* SOURCE DATA
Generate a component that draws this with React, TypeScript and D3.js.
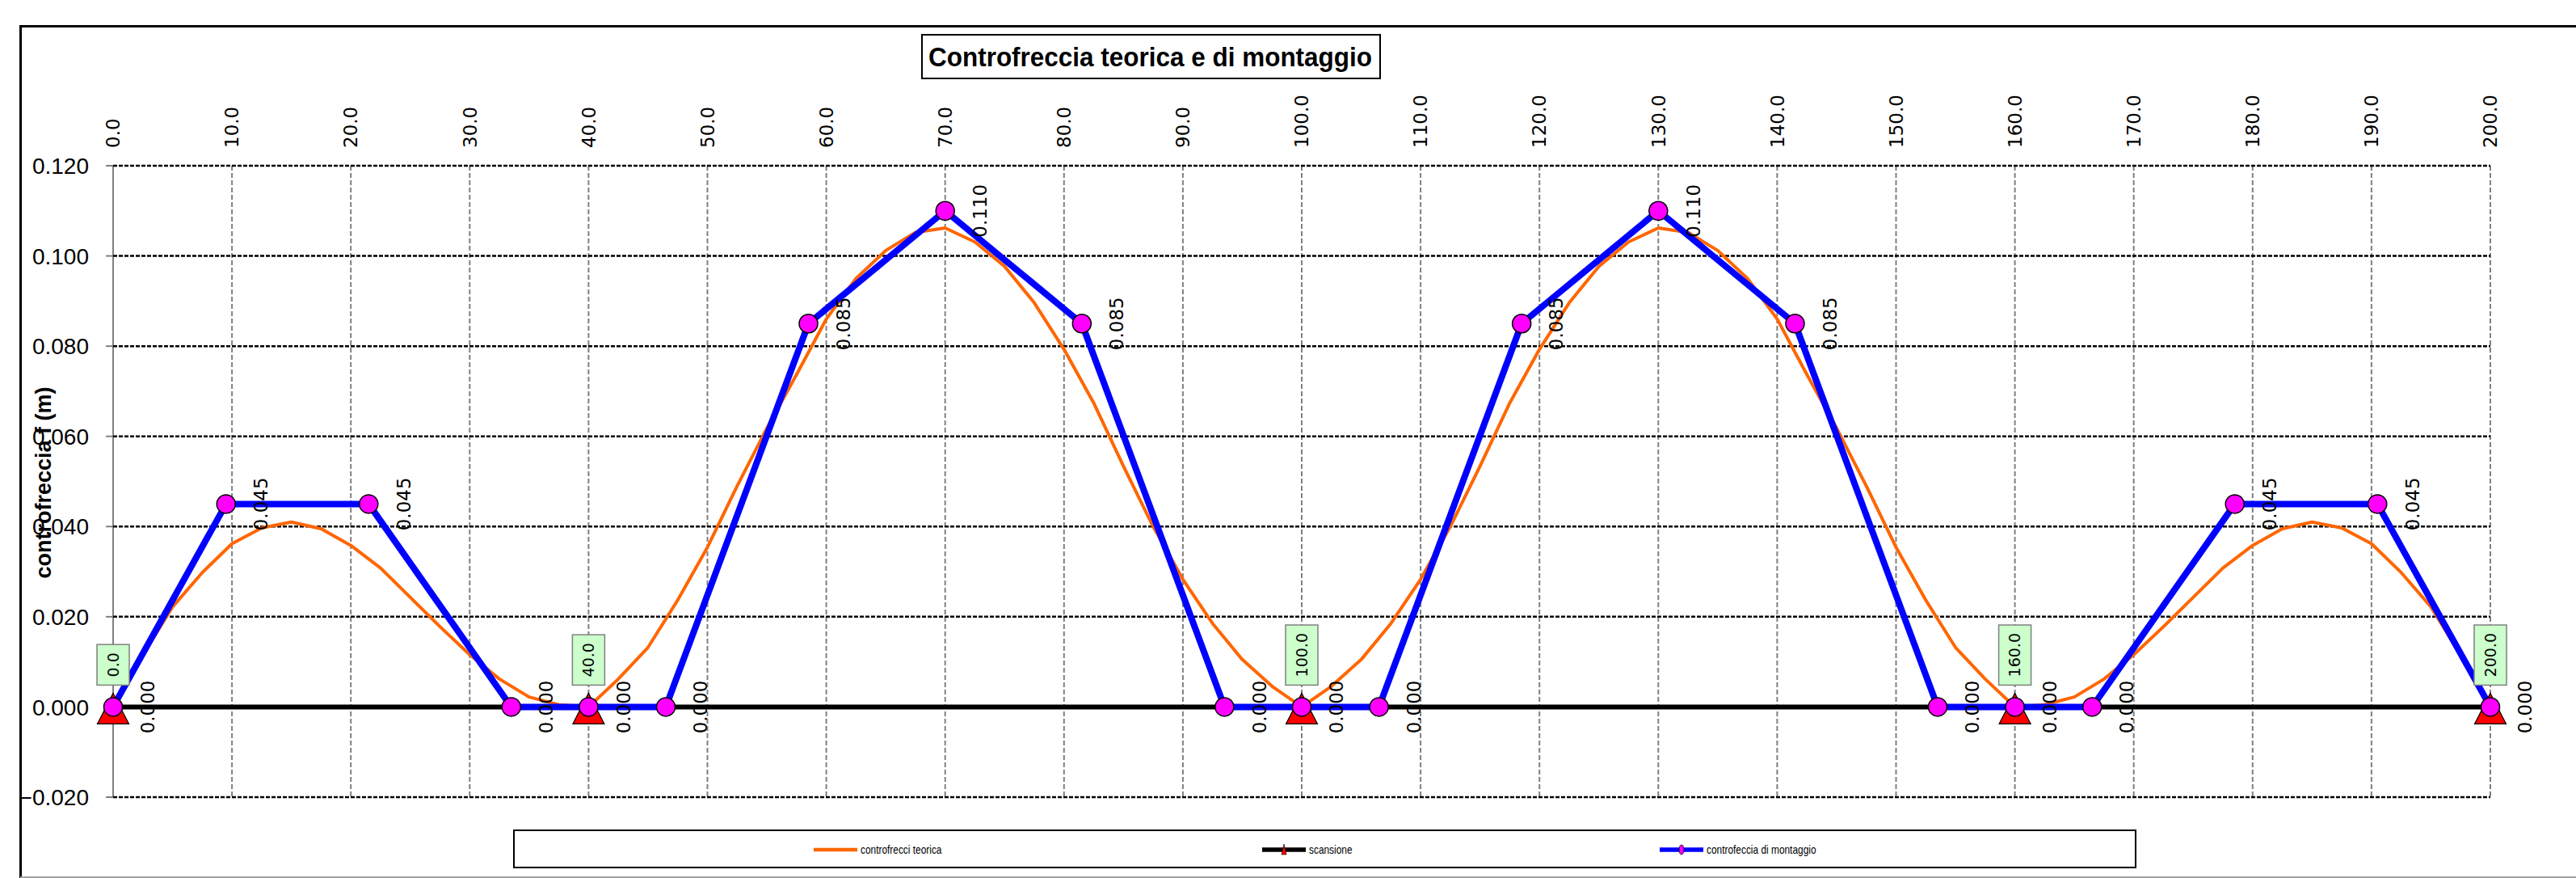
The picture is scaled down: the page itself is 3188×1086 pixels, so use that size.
import React, { useRef, useEffect } from "react";
import * as d3 from "d3";

const W = 3188;
const H = 1086;

// axis ticks
const xTickValues = [0, 10, 20, 30, 40, 50, 60, 70, 80, 90, 100, 110, 120, 130, 140, 150, 160, 170, 180, 190, 200];
const yTickValues = [-0.02, 0, 0.02, 0.04, 0.06, 0.08, 0.1, 0.12];

// controfreccia teorica (orange)
const theoX = [
  0, 2.5, 5, 7.5, 10, 12.5, 15, 17.5, 20, 22.5, 25, 27.5, 30, 32.5, 35, 37.5,
  40, 42.5, 45, 47.5, 50, 52.5, 55, 57.5, 60, 62.5, 65, 67.5, 70, 72.5, 75, 77.5,
  80, 82.5, 85, 87.5, 90, 92.5, 95, 97.5,
  100, 102.5, 105, 107.5, 110, 112.5, 115, 117.5, 120, 122.5, 125, 127.5, 130, 132.5, 135, 137.5,
  140, 142.5, 145, 147.5, 150, 152.5, 155, 157.5,
  160, 162.5, 165, 167.5, 170, 172.5, 175, 177.5, 180, 182.5, 185, 187.5, 190, 192.5, 195, 197.5, 200,
];
const theoY = [
  0, 0.0115, 0.0222, 0.0298, 0.0362, 0.0397, 0.041, 0.0395, 0.0358, 0.0308, 0.0243, 0.0178, 0.0116, 0.0062, 0.0022, 0.0005,
  0, 0.0062, 0.0132, 0.0237, 0.0354, 0.049, 0.0618, 0.0737, 0.086, 0.095, 0.1012, 0.1052, 0.1062, 0.1031, 0.0977, 0.0896,
  0.0793, 0.0674, 0.0534, 0.04, 0.0283, 0.0185, 0.0105, 0.0046,
  0, 0.0046, 0.0105, 0.0185, 0.0283, 0.04, 0.0534, 0.0674, 0.0793, 0.0896, 0.0977, 0.1031, 0.1062, 0.1052, 0.1012, 0.095,
  0.086, 0.0737, 0.0618, 0.049, 0.0354, 0.0237, 0.0132, 0.0062,
  0, 0.0005, 0.0022, 0.0062, 0.0116, 0.0178, 0.0243, 0.0308, 0.0358, 0.0395, 0.041, 0.0397, 0.0362, 0.0298, 0.0222, 0.0115, 0,
];

// controfreccia di montaggio (blue)
const montX = [0, 9.5, 21.5, 33.5, 40, 46.5, 58.5, 70, 81.5, 93.5, 100, 106.5, 118.5, 130, 141.5, 153.5, 160, 166.5, 178.5, 190.5, 200];
const montY = [0, 0.045, 0.045, 0, 0, 0, 0.085, 0.11, 0.085, 0, 0, 0, 0.085, 0.11, 0.085, 0, 0, 0, 0.045, 0.045, 0];

// scansione (supports)
const supportX = [0, 40, 100, 160, 200];
const supportY = [0, 0, 0, 0, 0];

const chartTitle = "Controfreccia teorica e di montaggio";
const yTitle = "controfreccia f (m)";
const seriesNames = ["controfrecci teorica", "scansione", "controfeccia di montaggio"];

const ORANGE = "#ff6600";
const BLUE = "#0000ff";
const MAGENTA = "#ff00ff";
const RED = "#ff0000";
const SANS = "'Liberation Sans', Arial, sans-serif";
const VERDANA = "'DejaVu Sans', Verdana, sans-serif";

export default function App() {
  const ref = useRef<SVGSVGElement>(null);

  useEffect(() => {
    const svg = d3.select(ref.current);
    svg.selectAll("*").remove();

    const x = d3.scaleLinear().domain([0, 200]).range([140, 3082]);
    const y = d3.scaleLinear().domain([-0.02, 0.12]).range([986, 205]);

    // outer chart frame
    svg.append("rect").attr("width", W).attr("height", H).attr("fill", "#fff");
    svg.append("path")
      .attr("d", `M25.5,${H} V32.5 H${W + 5}`)
      .attr("fill", "none").attr("stroke", "#000").attr("stroke-width", 3);
    svg.append("line")
      .attr("x1", 25).attr("x2", W).attr("y1", 1085).attr("y2", 1085)
      .attr("stroke", "#a0a0a0").attr("stroke-width", 2);

    // title
    svg.append("rect")
      .attr("x", 1141).attr("y", 43).attr("width", 567).attr("height", 54)
      .attr("fill", "#fff").attr("stroke", "#000").attr("stroke-width", 2);
    svg.append("text")
      .attr("x", 1149).attr("y", 82)
      .attr("font-family", SANS).attr("font-size", 33).attr("font-weight", "bold")
      .attr("textLength", 549).attr("lengthAdjust", "spacingAndGlyphs")
      .text(chartTitle);

    // vertical grid
    const g = svg.append("g");
    g.selectAll("line.vg")
      .data(xTickValues)
      .join("line")
      .attr("x1", (d) => x(d)).attr("x2", (d) => x(d))
      .attr("y1", y(0.12)).attr("y2", y(-0.02))
      .attr("stroke", "#808080").attr("stroke-width", 2)
      .attr("stroke-dasharray", (d) => (d === 0 ? null : "6,3"));

    // horizontal grid + y ticks
    g.selectAll("line.hg")
      .data(yTickValues)
      .join("line")
      .attr("x1", x(0)).attr("x2", x(200))
      .attr("y1", (d) => y(d)).attr("y2", (d) => y(d))
      .attr("stroke", "#000").attr("stroke-width", 2.5)
      .attr("stroke-dasharray", "5,2");
    g.selectAll("line.yt")
      .data(yTickValues)
      .join("line")
      .attr("x1", x(0) - 9).attr("x2", x(0))
      .attr("y1", (d) => y(d)).attr("y2", (d) => y(d))
      .attr("stroke", "#808080").attr("stroke-width", 2);

    const fmt3 = d3.format(".3f");
    const fmt1 = d3.format(".1f");

    // y tick labels
    svg.selectAll("text.ytl")
      .data(yTickValues)
      .join("text")
      .attr("x", 110).attr("y", (d) => y(d))
      .attr("dy", "0.36em")
      .attr("text-anchor", "end")
      .attr("font-family", SANS).attr("font-size", 28)
      .text((d) => fmt3(d));

    // x tick labels on top
    svg.selectAll("text.xtl")
      .data(xTickValues)
      .join("text")
      .attr("transform", (d) => `translate(${x(d)},183) rotate(-90)`)
      .attr("dy", "0.36em")
      .attr("text-anchor", "start")
      .attr("font-family", VERDANA).attr("font-size", 23)
      .text((d) => fmt1(d));

    // y axis title
    svg.append("text")
      .attr("transform", "translate(63,597) rotate(-90)")
      .attr("text-anchor", "middle")
      .attr("font-family", SANS)
      .attr("font-size", 27).attr("font-weight", "bold")
      .text(yTitle);

    // series lines
    const theoLine = d3.line<number>().x((_, i) => x(theoX[i])).y((d) => y(d));
    const montLine = d3.line<number>().x((_, i) => x(montX[i])).y((d) => y(d));
    const suppLine = d3.line<number>().x((_, i) => x(supportX[i])).y((d) => y(d));

    svg.append("path").attr("d", theoLine(theoY)).attr("fill", "none")
      .attr("stroke", ORANGE).attr("stroke-width", 4).attr("stroke-linejoin", "round");
    svg.append("path").attr("d", suppLine(supportY)).attr("fill", "none")
      .attr("stroke", "#000").attr("stroke-width", 6);
    svg.append("path").attr("d", montLine(montY)).attr("fill", "none")
      .attr("stroke", BLUE).attr("stroke-width", 8).attr("stroke-linejoin", "round");

    // support triangles
    svg.selectAll("path.tri")
      .data(supportY)
      .join("path")
      .attr("d", (d, i) => {
        const cx = x(supportX[i]);
        const cy = y(d);
        return `M${cx},${cy - 17} L${cx + 19.5},${cy + 21} L${cx - 19.5},${cy + 21} Z`;
      })
      .attr("fill", RED).attr("stroke", "#000").attr("stroke-width", 1.2);

    // montaggio markers
    svg.selectAll("circle.mk")
      .data(montY)
      .join("circle")
      .attr("cx", (_, i) => x(montX[i])).attr("cy", (d) => y(d))
      .attr("r", 11.5)
      .attr("fill", MAGENTA).attr("stroke", "#000").attr("stroke-width", 1.5);

    // support labels (green boxes)
    const sl = svg.selectAll("g.sl")
      .data(supportX)
      .join("g")
      .attr("transform", (d, i) => `translate(${x(d)},${y(supportY[i]) - 27}) rotate(-90)`);
    const rects = sl.append("rect")
      .attr("fill", "#ccffcc").attr("stroke", "#808080").attr("stroke-width", 1.5);
    const texts = sl.append("text")
      .attr("x", 10).attr("y", 0).attr("dy", "0.36em")
      .attr("font-family", VERDANA).attr("font-size", 19)
      .text((d) => fmt1(d));
    texts.each(function (_, i) {
      const len = (this as SVGTextElement).getComputedTextLength();
      d3.select(rects.nodes()[i]).attr("x", 0).attr("y", -20).attr("width", len + 20).attr("height", 40);
    });

    // montaggio value labels
    svg.selectAll("text.vl")
      .data(montY)
      .join("text")
      .attr("transform", (d, i) => `translate(${x(montX[i]) + 43},${y(d)}) rotate(-90)`)
      .attr("dy", "0.36em")
      .attr("text-anchor", "middle")
      .attr("font-family", VERDANA).attr("font-size", 23)
      .text((d) => fmt3(d));

    // legend
    svg.append("rect")
      .attr("x", 636).attr("y", 1027).attr("width", 2007).attr("height", 46)
      .attr("fill", "#fff").attr("stroke", "#000").attr("stroke-width", 2);
    const legX = [1007, 1562, 2054];
    const legColor = [ORANGE, "#000", BLUE];
    const ly = 1051;
    seriesNames.forEach((name, i) => {
      svg.append("line")
        .attr("x1", legX[i]).attr("x2", legX[i] + 54).attr("y1", ly).attr("y2", ly)
        .attr("stroke", legColor[i]).attr("stroke-width", i === 0 ? 4.5 : 5.5);
      if (i === 1) {
        const cx = legX[i] + 27;
        svg.append("path")
          .attr("d", `M${cx},${ly - 7} L${cx + 3},${ly + 6} L${cx - 3},${ly + 6} Z`)
          .attr("fill", RED).attr("stroke", "#000").attr("stroke-width", 0.6);
      }
      if (i === 2) {
        svg.append("ellipse")
          .attr("cx", legX[i] + 27).attr("cy", ly).attr("rx", 3).attr("ry", 6)
          .attr("fill", MAGENTA).attr("stroke", "#000").attr("stroke-width", 0.8);
      }
      svg.append("text")
        .attr("x", legX[i] + 58).attr("y", ly).attr("dy", "0.35em")
        .attr("font-family", SANS).attr("font-size", 14)
        .attr("transform", `translate(${legX[i] + 58},0) scale(0.85,1) translate(${-(legX[i] + 58)},0)`)
        .text(name);
    });
  }, []);

  return (
    <svg
      ref={ref}
      width={W}
      height={H}
      style={{ position: "absolute", left: 0, top: 0, display: "block" }}
    />
  );
}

* WHAT IS BEING ASKED
Within the material above, transcribe exactly the lines that run from the line holding "The picture is" through the line holding "const H = 1086;".

* OUTPUT BELOW
The picture is scaled down: the page itself is 3188×1086 pixels, so use that size.
import React, { useRef, useEffect } from "react";
import * as d3 from "d3";

const W = 3188;
const H = 1086;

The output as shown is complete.